Là, le comble de l'hypocrisie me semble atteint, car ces "fleurons" de l'édition, de la musique ou de la presse française ne sont plus, depuis bien longtemps, que des enseignes commerciales déjà vendues et revendues d'innombrables fois, où l'on ne trouve plus la moindre trace du moindre fondateur de ce qui n'a jamais été un "trésor de notre patrimoine" pas plus qu'un "bijoux de famille", mais a seulement contribué - ce n'est pas rien, certes - au rayonnement de la pensée et de la culture française voilà bien longtemps.
Une nouvelle vente de ces "enseignes" ne changerait rien à rien. Soit elles disparaissent et d'autres "enseignes" prendront leur place sur leur créneau ; soit elles continueront ni mieux ni moins bien que depuis quelques décadesŠ
J2M, un fusible pour calmer les veaux
Cinquième victime, Jean-Marie Messier lui-même. Il est devenu un bouc émissaire idéal. L'homme par qui les dettes arrivent. Et quelles dettes ! On s'est même scandalisé de ses exigences pour quitter le devant de la scène : 12 millions d'euros d'indemnités de licenciement et la certitude qu'on ne le poursuivra pas en justice pour sa (mauvaise) gestion.
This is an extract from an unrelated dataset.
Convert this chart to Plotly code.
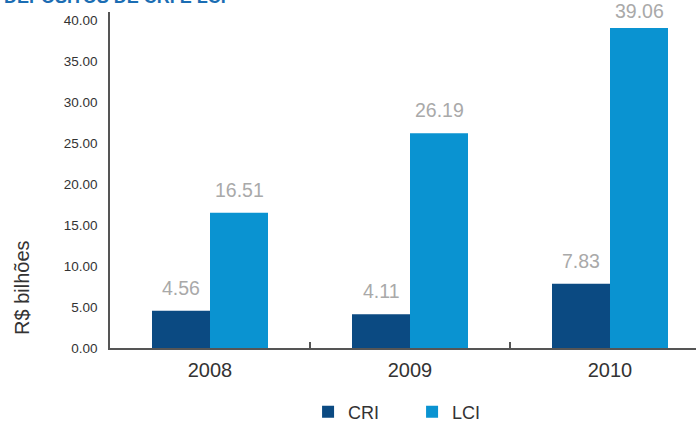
import plotly.graph_objects as go

years = ["2008", "2009", "2010"]
cri = [4.56, 4.11, 7.83]
lci = [16.51, 26.19, 39.06]
y_ticks = [0, 5, 10, 15, 20, 25, 30, 35, 40]

CRI_COLOR = "#0b4a82"
LCI_COLOR = "#0a93d1"
LABEL_GRAY = "#a9a9a9"
FONT = "Liberation Sans, Arial, sans-serif"

Y_MAX = 41
PLOT_TOP, PLOT_H = 12, 336
LABEL_FONT = 19.5
LABEL_BOX_H = 23      # approximate height of one value label, px
LABEL_GAP = 11        # preferred lift of a label above its bar, px

fig = go.Figure()
fig.add_trace(go.Bar(name="CRI", x=years, y=cri, marker_color=CRI_COLOR,
                     marker_line_width=0))
fig.add_trace(go.Bar(name="LCI", x=years, y=lci, marker_color=LCI_COLOR,
                     marker_line_width=0))

# value labels above each bar; a label close to the top edge is lifted less
# so that it stays inside the figure
px_per_unit = PLOT_H / Y_MAX
for series, shift in ((cri, -29), (lci, 29)):
    for i, v in enumerate(series):
        headroom = (Y_MAX - v) * px_per_unit + PLOT_TOP - LABEL_BOX_H
        lift = max(0, min(LABEL_GAP, headroom))
        fig.add_annotation(x=i, y=v, xref="x", yref="y", text=f"{v:.2f}",
                           showarrow=False, xshift=shift, yshift=lift,
                           xanchor="center", yanchor="bottom", borderpad=0,
                           font=dict(family=FONT, size=LABEL_FONT,
                                     color=LABEL_GRAY))

# heading (clipped at the top edge)
fig.add_annotation(xref="paper", yref="paper", x=-0.185, y=1.0,
                   xanchor="left", yanchor="bottom", yshift=3,
                   text="<b>DEPÓSITOS DE CRI E LCI</b>", showarrow=False,
                   font=dict(family=FONT, size=18, color="#1b6db3"))

# vertical axis caption
fig.add_annotation(xref="paper", yref="paper", x=-0.150, y=0.179,
                   xanchor="center", yanchor="middle",
                   text="R$ bilhões", textangle=-90, showarrow=False,
                   font=dict(family=FONT, size=20, color="#333333"))

fig.update_layout(
    width=696, height=423,
    margin=dict(l=110, r=0, t=PLOT_TOP, b=423 - PLOT_TOP - PLOT_H,
                autoexpand=False),
    paper_bgcolor="white", plot_bgcolor="white",
    barmode="group", bargap=0.42, bargroupgap=0,
    font=dict(family=FONT, color="#333333"),
    legend=dict(orientation="h", x=0.338, y=0.026, yref="container",
                xanchor="left", yanchor="middle",
                font=dict(size=18, color="#333333"),
                entrywidth=59, entrywidthmode="pixels", itemwidth=30),
    xaxis=dict(type="category", range=[-0.5, 2.43], showline=True,
               linecolor="#555555", linewidth=1.5, ticks="inside",
               tickson="boundaries", ticklen=6, tickcolor="#555555",
               tickwidth=1.5, showgrid=False, automargin=False,
               ticklabelstandoff=3,
               tickfont=dict(size=20, color="#333333")),
    yaxis=dict(range=[0, Y_MAX], tickvals=y_ticks,
               ticktext=[f"{t:.2f}" for t in y_ticks], showline=True,
               linecolor="#555555", linewidth=1.5, showgrid=False,
               zeroline=False, ticks="", ticklabelstandoff=8,
               automargin=False,
               tickfont=dict(size=13.5, color="#333333")),
)

fig.write_html("out.html")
Comment ose-t-il ! C'est pourtant bien simple : qui peut croire, à part les veaux (mais ils sont nombreux) qu'un seul homme a mené le navire VU droit sur l'iceberg de la déconfiture, sans que ni un actionnaire, ni un cadre de ce groupe ne se soit aperçu de rien et n'ait sonné à temps le tocsin ? J2M (Jean-Marie Messier) veut bien être le fusible que l'on fait sauter pour calmer les esprits, mais ses complices, eux, vont rester et continueront de profiter d'un groupe certes en difficulté, mais qui reste tout de même encore juteux. D'autres personnes, et son successeur le premier, vont même en profiter à leur tour. Lapider J2M dans une sorte de frénésie quasi mystique en croyant ainsi exorciser les mauvais démons du système capitaliste est bien sûr inutile, mais surtout indécent.
Le malheur des unsŠ
Rappelons tout de même que le groupe Vivendi Universal est un groupe d'intérêts privés. Ce n'est rien d'autre qu'une grosse, très grosse, énorme entreprise privée qui pourrait disparaître comme, chaque année, des milliers d'autres entreprises privées françaises. La nature ayant horreur du vide, de multiples entreprises, tout aussi privées, profiteront sans fausse honte d'une éventuelle disparition ou d'un éventuel recul d'activité de Vivendi Unversal.
La "pas si petite que cela" différence
Jean-François Kahn, journaliste à pleins temps et donneurs de leçons à ses heures, stigmatise à propos des ennuis de VU, les libéraux qui "ne cessent de stigmatiser un État qui doit financer par l'emprunt ses déficits parce qu'il vit au-dessus de ses moyens. Autrement dit, les administrateurs ont approuvé, parfois d'enthousiasme, une politique qu'ils condamnent avec virulence quand c'est l'État qui la mène !"
La "pas si petite que cela" différence est que les dirigeants d'une entreprise privée, et tous ceux qui ont voulu faire des profits avec eux, assument leurs responsabilités en payant les pots cassés sur leurs deniers. Alors que l'État français a pris l'habitude de combler ses déficits par des impôts supplémentaires et sans jamais qu'un seul de ses responsables paie quoi que ce soit, sinon de quelques mois d'inégibilité électorale.(1)
Décidément, les affres de Vivendi universal m'inciteraient seulement à aller cracher sur les tombes des victimes.
Philippe Randa
Note
(1) Et encore seulement lorsqu'il est prouvé qu'il s'est montré malhonnête par un enrichissement personnel, souvent via son parti politique, ce qui atténue, pour les juges, la gravité des faits. Son incompétence, elle, n'est jamais sanctionnée.